Group revenue for the year came in at approximately €1.1 billion, marginally below consensus estimates. The lighting solutions division, which serves architectural, retail and office markets, posted a modest 0.5% revenue increase, buoyed by project wins in the UK and Nordics. However, the components division — which supplies LED modules, drivers and sensors — saw revenues fall by around 4%, as German manufacturing output remained subdued through the second half of the fiscal year.

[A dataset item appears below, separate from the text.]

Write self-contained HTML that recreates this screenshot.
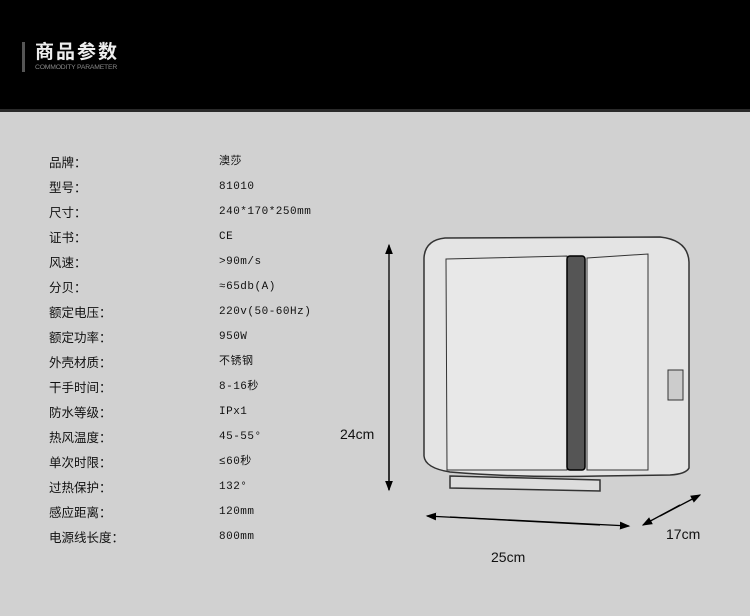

Chief Executive Alfred Felder described the performance as 'resilient in a challenging environment', pointing to cost controls and a shift toward higher-margin lighting projects. Adjusted earnings before interest and tax (EBIT) came in at €78 million, representing a margin of 7.1%, which was within the company's guided range. The group maintained its dividend at €0.45 per share, signalling confidence in its cash generation.
For UK investors, Zumtobel's results offer a window into the broader European industrial landscape. The company's exposure to German manufacturing — a bellwether for the eurozone economy — suggests that the recovery in capital spending remains uneven. Analysts at Berenberg noted that 'the components weakness is a cyclical issue, not structural', but cautioned that a rebound may not materialise until late 2026 or early 2027.
The company's shares on the Vienna Stock Exchange fell 2.3% on the day, underperforming the broader European industrial index. Zumtobel's forward guidance pointed to a cautious outlook for the first half of the new financial year, with management expecting a gradual improvement in order intake from the components division, subject to macroeconomic conditions.